→ **Do this**: Reproduce exactly the lines below, from the first one through the line containing "from matplotlib.ticker import MultipleLocator", and omit any pictures.
── Recorded information ──
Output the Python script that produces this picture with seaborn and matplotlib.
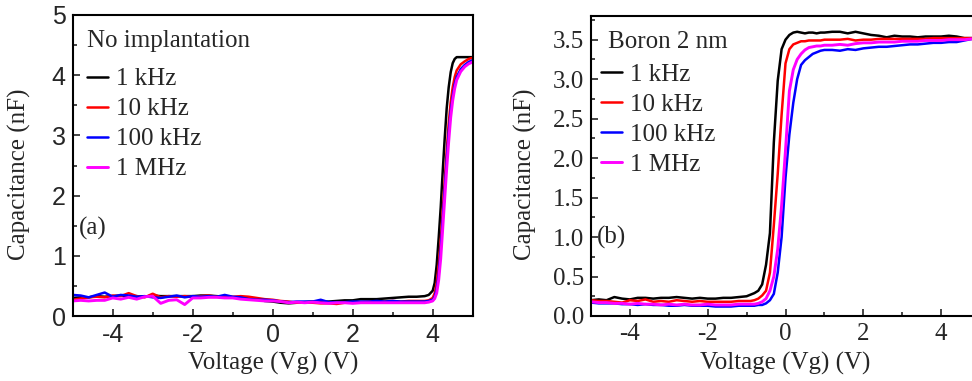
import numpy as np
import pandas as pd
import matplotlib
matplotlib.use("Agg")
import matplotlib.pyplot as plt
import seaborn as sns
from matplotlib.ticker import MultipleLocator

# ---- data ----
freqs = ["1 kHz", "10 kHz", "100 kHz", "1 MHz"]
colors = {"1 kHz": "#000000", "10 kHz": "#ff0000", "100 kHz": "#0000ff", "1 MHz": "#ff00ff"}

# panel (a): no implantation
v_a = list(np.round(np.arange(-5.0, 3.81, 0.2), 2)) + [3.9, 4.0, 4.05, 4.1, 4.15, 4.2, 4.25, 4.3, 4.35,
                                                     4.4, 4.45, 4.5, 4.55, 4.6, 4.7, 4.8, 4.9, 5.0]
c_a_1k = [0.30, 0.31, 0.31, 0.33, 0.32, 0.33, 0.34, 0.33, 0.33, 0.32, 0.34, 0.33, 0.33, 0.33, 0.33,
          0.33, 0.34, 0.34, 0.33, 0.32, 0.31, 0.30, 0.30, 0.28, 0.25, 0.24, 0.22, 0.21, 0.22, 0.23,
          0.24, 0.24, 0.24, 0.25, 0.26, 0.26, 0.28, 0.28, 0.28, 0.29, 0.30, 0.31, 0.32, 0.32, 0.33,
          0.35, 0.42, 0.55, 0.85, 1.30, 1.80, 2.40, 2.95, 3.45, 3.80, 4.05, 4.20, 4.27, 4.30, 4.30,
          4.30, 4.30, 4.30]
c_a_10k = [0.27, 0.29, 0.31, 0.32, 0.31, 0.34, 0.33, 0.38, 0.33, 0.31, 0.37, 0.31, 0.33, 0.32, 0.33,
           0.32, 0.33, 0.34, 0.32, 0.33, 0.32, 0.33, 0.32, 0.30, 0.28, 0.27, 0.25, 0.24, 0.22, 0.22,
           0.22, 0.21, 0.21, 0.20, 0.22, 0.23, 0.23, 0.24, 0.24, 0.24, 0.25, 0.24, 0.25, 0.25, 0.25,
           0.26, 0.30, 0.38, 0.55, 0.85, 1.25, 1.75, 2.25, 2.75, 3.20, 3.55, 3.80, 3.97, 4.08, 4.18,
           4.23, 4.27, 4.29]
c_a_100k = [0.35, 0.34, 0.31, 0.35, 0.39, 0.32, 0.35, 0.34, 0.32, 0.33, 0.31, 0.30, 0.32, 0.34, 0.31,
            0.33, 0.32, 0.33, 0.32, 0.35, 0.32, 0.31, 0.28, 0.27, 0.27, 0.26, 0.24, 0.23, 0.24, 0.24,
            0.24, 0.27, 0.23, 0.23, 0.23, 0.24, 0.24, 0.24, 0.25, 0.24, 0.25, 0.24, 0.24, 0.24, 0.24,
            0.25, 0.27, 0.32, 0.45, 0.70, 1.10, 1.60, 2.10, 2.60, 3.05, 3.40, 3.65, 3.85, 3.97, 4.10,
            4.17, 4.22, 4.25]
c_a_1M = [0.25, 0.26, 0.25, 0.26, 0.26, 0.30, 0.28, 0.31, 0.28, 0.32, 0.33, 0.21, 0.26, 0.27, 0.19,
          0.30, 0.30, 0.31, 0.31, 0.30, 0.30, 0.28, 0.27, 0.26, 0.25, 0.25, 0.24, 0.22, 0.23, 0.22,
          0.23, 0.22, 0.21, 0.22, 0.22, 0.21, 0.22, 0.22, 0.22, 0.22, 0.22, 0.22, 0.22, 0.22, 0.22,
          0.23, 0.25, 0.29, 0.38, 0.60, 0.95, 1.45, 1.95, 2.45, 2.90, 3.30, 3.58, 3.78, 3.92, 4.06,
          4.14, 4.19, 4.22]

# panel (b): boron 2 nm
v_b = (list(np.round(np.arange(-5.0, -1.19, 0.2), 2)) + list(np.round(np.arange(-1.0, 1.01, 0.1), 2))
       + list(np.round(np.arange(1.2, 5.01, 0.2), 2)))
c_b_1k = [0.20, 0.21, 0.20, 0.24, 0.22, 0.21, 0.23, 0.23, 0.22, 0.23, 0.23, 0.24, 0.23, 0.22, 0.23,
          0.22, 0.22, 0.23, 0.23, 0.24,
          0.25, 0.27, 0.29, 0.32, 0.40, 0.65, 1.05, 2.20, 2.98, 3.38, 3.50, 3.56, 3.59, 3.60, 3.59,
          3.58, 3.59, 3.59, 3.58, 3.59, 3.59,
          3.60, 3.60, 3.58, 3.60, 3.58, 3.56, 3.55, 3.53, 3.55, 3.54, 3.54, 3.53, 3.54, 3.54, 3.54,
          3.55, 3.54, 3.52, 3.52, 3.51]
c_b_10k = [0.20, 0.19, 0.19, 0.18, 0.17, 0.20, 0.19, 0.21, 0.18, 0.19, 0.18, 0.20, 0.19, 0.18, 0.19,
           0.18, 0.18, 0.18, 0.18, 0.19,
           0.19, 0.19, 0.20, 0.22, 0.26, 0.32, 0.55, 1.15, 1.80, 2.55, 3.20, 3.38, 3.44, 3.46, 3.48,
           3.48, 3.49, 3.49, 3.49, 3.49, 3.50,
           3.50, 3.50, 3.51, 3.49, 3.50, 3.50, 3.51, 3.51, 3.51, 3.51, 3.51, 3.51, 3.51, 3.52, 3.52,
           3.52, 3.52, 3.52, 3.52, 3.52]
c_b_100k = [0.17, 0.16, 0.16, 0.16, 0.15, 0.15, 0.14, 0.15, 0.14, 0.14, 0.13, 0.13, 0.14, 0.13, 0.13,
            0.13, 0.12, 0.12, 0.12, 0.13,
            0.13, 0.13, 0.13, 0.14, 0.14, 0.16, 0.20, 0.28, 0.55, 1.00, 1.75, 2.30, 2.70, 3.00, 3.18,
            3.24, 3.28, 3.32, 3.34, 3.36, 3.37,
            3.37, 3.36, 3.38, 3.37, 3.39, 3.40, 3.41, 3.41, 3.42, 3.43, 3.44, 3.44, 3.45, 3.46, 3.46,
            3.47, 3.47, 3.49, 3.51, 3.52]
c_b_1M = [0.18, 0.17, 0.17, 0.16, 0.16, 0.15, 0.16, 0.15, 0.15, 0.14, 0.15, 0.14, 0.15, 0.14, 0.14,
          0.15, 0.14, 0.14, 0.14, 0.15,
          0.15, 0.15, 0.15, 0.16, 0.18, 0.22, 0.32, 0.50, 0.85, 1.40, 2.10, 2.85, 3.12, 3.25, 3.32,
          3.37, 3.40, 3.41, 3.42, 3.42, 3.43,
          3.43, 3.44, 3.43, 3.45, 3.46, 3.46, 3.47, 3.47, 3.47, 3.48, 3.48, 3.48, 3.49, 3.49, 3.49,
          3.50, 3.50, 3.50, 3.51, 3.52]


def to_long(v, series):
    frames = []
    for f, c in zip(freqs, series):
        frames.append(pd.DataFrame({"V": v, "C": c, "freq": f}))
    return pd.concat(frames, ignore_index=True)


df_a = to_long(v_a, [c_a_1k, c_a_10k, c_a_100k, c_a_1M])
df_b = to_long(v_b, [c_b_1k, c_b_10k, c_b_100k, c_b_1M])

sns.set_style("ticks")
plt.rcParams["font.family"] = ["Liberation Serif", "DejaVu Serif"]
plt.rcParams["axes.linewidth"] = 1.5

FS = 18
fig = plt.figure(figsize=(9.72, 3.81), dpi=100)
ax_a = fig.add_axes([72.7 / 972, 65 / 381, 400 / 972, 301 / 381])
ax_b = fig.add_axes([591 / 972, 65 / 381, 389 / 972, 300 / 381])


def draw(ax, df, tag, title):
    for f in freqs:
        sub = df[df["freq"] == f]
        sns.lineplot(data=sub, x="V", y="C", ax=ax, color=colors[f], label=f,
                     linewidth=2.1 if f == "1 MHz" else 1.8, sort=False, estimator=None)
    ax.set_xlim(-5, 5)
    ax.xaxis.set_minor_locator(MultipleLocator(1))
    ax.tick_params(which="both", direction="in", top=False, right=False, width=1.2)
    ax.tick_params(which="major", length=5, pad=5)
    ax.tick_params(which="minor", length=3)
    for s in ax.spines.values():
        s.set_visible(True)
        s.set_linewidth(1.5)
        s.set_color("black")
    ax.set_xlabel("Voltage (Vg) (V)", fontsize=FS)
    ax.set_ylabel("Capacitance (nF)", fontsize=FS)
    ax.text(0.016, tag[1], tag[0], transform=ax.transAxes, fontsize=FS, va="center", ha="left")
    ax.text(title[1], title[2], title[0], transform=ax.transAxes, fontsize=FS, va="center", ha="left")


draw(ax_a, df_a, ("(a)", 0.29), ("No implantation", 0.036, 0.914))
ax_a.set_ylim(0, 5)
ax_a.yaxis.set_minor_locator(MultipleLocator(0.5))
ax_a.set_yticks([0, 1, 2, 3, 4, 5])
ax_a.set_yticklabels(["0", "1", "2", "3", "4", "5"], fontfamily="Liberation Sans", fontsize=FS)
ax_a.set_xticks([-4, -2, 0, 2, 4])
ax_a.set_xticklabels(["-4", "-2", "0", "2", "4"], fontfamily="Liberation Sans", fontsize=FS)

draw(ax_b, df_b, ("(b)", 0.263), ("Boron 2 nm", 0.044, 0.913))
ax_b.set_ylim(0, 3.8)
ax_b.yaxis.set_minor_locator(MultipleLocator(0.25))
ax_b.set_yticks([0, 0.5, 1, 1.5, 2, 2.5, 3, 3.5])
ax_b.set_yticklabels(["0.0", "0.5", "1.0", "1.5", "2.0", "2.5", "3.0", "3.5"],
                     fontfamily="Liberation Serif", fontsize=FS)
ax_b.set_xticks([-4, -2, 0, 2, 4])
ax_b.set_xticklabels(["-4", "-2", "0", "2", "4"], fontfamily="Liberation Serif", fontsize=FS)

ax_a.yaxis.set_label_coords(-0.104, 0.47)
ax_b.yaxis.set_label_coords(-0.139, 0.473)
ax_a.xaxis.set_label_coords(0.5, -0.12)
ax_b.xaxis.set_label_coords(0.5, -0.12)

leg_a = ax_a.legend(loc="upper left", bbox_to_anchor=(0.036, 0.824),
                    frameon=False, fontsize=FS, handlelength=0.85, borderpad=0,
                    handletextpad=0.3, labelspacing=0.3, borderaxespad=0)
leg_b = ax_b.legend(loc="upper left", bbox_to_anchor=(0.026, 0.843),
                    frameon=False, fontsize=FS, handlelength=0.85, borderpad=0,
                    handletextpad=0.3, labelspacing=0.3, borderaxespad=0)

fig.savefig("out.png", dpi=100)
───
→ **Solution to this exercise**:
Output the Python script that produces this picture with seaborn and matplotlib.
import numpy as np
import pandas as pd
import matplotlib
matplotlib.use("Agg")
import matplotlib.pyplot as plt
import seaborn as sns
from matplotlib.ticker import MultipleLocator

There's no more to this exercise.